**** LISTING ****

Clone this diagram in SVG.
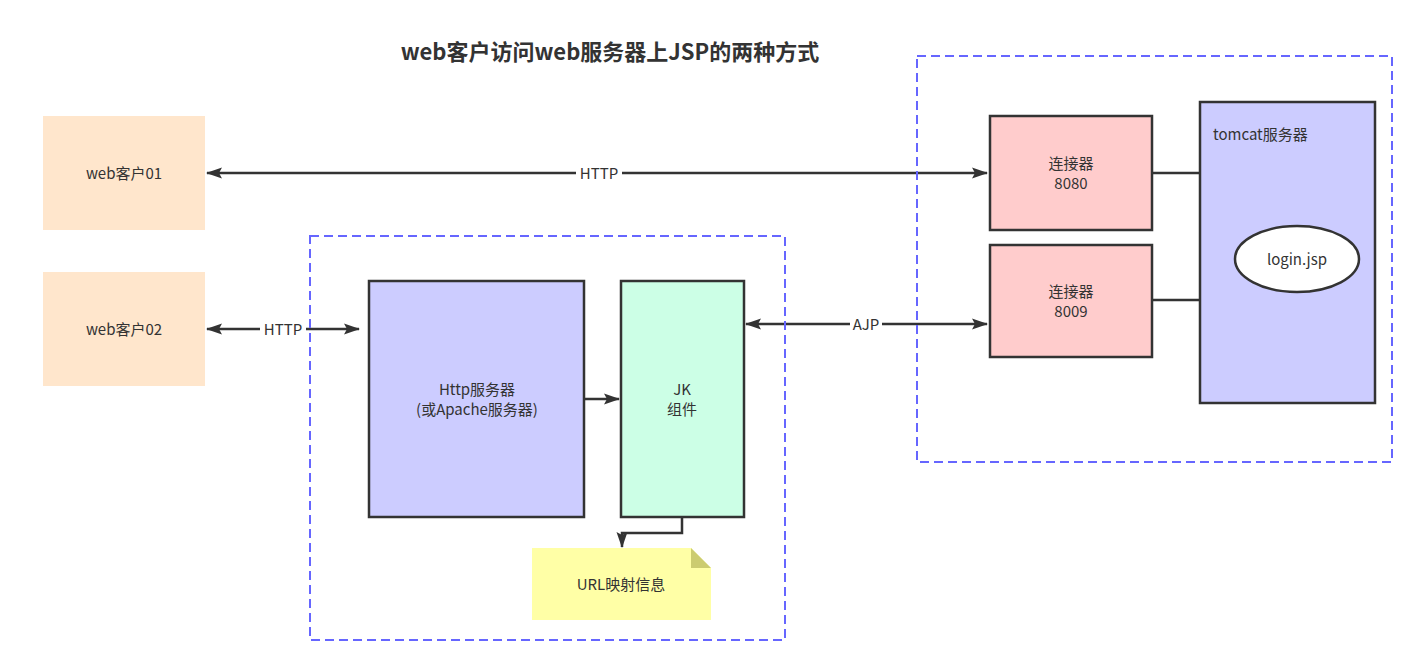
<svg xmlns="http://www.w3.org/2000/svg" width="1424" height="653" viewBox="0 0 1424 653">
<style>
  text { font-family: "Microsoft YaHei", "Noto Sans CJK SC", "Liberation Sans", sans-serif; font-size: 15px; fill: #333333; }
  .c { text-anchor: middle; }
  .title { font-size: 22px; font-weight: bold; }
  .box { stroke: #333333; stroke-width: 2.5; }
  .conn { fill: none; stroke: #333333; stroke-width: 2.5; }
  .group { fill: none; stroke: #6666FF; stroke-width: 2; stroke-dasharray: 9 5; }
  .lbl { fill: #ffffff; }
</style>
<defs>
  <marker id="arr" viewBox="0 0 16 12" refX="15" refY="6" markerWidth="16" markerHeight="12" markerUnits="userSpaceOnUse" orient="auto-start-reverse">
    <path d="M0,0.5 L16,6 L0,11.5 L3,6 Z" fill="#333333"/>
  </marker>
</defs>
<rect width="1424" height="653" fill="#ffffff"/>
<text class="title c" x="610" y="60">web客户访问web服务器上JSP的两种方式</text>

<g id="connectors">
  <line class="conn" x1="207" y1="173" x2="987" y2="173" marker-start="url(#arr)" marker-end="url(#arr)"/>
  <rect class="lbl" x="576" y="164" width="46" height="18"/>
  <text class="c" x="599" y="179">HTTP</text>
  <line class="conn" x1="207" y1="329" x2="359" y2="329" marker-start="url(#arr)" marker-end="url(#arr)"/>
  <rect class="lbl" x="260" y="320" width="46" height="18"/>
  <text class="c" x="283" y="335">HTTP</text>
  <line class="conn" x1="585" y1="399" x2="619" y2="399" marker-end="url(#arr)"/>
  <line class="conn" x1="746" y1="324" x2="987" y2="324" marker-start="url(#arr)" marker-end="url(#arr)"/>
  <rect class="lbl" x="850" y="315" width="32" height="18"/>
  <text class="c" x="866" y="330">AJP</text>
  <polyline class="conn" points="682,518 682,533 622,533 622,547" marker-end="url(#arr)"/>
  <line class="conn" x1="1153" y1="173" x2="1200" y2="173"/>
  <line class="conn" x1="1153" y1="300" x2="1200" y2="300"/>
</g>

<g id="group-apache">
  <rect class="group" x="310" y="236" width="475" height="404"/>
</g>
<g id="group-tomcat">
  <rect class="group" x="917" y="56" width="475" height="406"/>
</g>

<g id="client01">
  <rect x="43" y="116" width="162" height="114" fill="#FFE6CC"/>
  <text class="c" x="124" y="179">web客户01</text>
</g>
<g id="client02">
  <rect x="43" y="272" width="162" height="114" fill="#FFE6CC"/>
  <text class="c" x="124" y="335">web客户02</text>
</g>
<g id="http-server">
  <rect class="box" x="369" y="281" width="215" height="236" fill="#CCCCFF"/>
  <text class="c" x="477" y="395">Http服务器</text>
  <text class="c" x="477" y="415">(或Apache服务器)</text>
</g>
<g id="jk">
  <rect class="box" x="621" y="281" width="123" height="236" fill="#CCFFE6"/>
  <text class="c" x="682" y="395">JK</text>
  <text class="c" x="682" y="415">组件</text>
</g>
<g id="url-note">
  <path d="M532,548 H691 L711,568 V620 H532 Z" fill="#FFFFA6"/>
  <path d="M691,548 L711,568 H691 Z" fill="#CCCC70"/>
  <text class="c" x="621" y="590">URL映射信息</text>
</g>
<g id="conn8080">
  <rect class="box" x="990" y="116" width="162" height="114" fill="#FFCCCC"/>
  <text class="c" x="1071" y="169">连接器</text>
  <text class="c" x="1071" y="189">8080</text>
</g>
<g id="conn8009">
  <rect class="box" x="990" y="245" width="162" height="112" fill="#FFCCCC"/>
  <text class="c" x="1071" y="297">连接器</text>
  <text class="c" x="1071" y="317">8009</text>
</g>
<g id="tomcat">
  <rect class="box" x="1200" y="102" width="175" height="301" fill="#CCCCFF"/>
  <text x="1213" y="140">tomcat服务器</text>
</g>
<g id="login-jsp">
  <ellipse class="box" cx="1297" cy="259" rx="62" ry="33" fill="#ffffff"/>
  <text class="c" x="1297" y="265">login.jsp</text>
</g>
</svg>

****
**** LISTING ****

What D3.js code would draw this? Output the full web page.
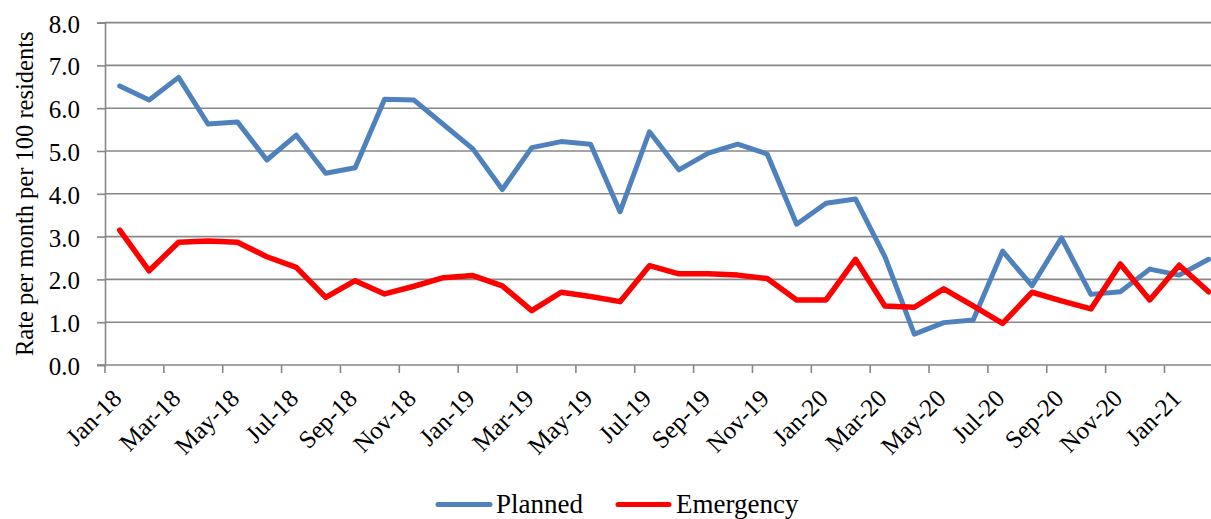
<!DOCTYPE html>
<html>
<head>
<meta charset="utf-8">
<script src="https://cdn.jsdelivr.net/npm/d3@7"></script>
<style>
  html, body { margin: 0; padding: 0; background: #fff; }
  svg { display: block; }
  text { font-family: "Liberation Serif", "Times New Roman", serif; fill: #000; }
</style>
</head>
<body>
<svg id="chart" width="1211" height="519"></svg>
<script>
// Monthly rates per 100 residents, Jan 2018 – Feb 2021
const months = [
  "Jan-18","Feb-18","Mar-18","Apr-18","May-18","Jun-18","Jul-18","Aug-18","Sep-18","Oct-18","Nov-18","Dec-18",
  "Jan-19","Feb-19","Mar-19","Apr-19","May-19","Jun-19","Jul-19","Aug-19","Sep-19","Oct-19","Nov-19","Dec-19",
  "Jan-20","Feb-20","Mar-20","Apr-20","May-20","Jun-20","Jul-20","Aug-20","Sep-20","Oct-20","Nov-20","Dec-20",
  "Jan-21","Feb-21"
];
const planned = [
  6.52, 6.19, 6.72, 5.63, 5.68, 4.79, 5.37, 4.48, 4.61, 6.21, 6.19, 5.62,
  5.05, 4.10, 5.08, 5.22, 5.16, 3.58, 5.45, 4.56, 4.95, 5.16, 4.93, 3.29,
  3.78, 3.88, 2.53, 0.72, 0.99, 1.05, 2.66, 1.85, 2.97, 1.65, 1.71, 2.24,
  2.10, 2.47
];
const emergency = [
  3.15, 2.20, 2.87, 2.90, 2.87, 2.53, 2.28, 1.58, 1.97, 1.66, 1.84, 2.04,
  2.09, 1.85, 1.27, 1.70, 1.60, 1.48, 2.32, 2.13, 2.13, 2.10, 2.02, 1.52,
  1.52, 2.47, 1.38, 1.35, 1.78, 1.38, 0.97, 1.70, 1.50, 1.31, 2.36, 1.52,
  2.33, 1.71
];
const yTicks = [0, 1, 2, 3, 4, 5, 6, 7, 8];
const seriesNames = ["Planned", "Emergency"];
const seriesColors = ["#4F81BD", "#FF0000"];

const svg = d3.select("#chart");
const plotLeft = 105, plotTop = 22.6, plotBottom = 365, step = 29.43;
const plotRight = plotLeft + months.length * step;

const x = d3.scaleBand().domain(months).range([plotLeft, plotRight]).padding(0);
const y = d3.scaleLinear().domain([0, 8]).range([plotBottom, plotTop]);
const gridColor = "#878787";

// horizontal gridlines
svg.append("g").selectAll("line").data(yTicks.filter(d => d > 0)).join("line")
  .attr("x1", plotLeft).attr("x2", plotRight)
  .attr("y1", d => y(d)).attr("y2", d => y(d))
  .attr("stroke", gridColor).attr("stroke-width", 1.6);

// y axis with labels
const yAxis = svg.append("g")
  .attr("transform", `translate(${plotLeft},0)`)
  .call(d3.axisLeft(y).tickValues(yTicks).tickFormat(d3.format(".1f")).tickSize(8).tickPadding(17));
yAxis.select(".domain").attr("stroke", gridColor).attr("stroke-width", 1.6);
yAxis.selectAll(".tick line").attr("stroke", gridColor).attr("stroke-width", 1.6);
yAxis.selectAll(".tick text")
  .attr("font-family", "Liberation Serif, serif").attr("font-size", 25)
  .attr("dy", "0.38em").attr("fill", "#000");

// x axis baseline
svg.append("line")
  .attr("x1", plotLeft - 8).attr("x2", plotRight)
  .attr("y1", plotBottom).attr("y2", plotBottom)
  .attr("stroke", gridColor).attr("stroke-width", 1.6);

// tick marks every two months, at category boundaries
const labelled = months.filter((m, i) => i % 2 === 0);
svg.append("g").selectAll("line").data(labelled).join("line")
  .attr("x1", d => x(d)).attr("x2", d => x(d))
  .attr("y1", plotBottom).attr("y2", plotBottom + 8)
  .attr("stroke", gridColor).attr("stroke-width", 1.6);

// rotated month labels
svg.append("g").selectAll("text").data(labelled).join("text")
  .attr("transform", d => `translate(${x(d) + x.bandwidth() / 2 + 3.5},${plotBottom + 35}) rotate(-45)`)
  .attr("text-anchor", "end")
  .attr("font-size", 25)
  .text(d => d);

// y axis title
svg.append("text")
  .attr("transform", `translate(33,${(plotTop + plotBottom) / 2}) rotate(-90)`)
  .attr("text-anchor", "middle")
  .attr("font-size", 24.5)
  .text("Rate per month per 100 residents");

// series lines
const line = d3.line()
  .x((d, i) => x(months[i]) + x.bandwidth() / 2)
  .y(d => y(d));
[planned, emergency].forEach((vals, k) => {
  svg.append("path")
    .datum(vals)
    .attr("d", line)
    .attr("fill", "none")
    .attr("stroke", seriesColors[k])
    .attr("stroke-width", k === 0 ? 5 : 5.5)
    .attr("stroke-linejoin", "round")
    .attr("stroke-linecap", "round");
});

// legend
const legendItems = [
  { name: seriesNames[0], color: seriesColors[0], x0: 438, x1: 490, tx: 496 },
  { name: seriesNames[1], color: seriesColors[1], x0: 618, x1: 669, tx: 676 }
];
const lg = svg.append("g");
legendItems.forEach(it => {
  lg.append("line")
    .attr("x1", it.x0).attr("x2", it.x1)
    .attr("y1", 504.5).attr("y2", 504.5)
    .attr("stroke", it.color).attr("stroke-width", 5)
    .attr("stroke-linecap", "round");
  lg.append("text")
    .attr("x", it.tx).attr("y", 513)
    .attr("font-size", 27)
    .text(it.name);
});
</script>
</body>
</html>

****

== YOUR GOAL ==
Scan the data for the word "this" and copy every line where it shows up.

== THE SOLUTION ==
Clone this diagram in SVG.
What D3.js code would draw this? Output the full web page.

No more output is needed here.